## Start Data extract

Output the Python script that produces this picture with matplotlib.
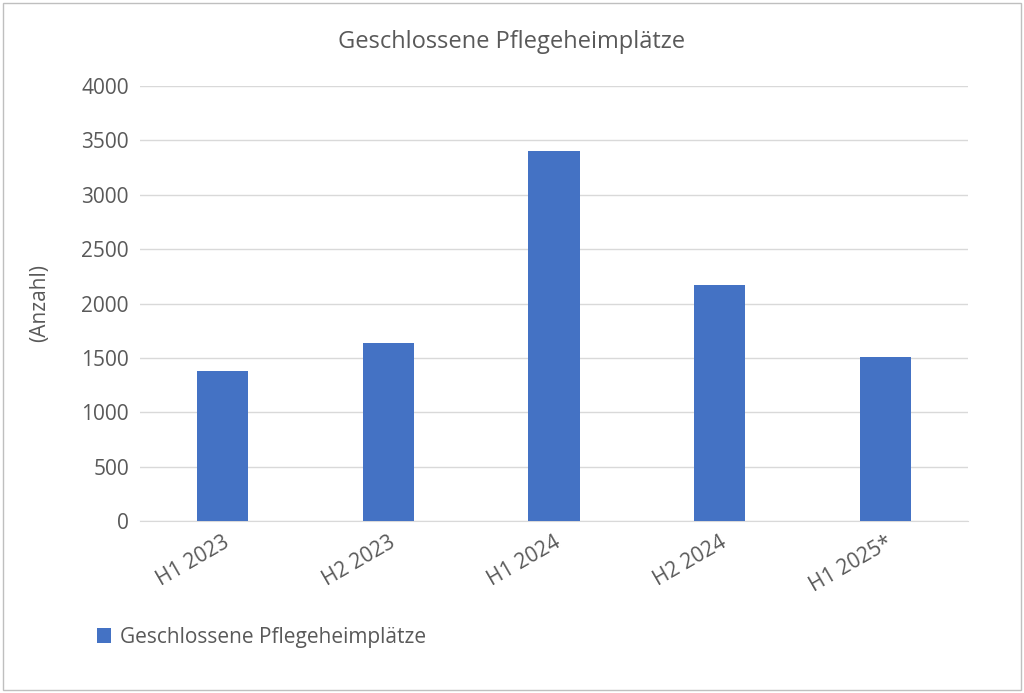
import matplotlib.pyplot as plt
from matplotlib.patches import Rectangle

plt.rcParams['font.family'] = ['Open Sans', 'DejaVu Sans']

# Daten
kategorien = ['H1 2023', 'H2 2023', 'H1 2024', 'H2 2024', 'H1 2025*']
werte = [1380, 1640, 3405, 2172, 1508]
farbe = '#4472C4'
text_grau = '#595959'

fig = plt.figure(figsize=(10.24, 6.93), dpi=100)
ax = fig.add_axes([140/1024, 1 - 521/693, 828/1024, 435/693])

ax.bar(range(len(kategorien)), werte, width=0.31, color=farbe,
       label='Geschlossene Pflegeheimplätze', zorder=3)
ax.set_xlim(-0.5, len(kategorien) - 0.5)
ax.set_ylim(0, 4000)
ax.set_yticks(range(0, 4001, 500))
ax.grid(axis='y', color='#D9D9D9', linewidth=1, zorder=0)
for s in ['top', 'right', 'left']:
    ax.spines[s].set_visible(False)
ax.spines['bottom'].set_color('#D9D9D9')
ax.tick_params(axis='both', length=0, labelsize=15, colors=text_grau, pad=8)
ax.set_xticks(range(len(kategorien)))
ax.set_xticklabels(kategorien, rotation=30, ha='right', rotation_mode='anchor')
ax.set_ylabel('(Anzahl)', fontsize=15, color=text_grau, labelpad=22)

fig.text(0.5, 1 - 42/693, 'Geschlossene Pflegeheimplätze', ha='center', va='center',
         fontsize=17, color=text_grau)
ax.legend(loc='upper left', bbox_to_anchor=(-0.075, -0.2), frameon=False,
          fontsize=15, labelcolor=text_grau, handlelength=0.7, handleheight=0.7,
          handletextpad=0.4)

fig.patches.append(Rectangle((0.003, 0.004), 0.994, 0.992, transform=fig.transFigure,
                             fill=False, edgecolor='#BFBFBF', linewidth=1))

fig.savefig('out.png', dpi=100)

## End Data extract

* Stated goal *
Exactly as they appear, print the lines of the listing above from its first line through the line that contains "text_grau = '#595959'", minus the pictures.

* Exercise solution *
Output the Python script that produces this picture with matplotlib.
import matplotlib.pyplot as plt
from matplotlib.patches import Rectangle

plt.rcParams['font.family'] = ['Open Sans', 'DejaVu Sans']

# Daten
kategorien = ['H1 2023', 'H2 2023', 'H1 2024', 'H2 2024', 'H1 2025*']
werte = [1380, 1640, 3405, 2172, 1508]
farbe = '#4472C4'
text_grau = '#595959'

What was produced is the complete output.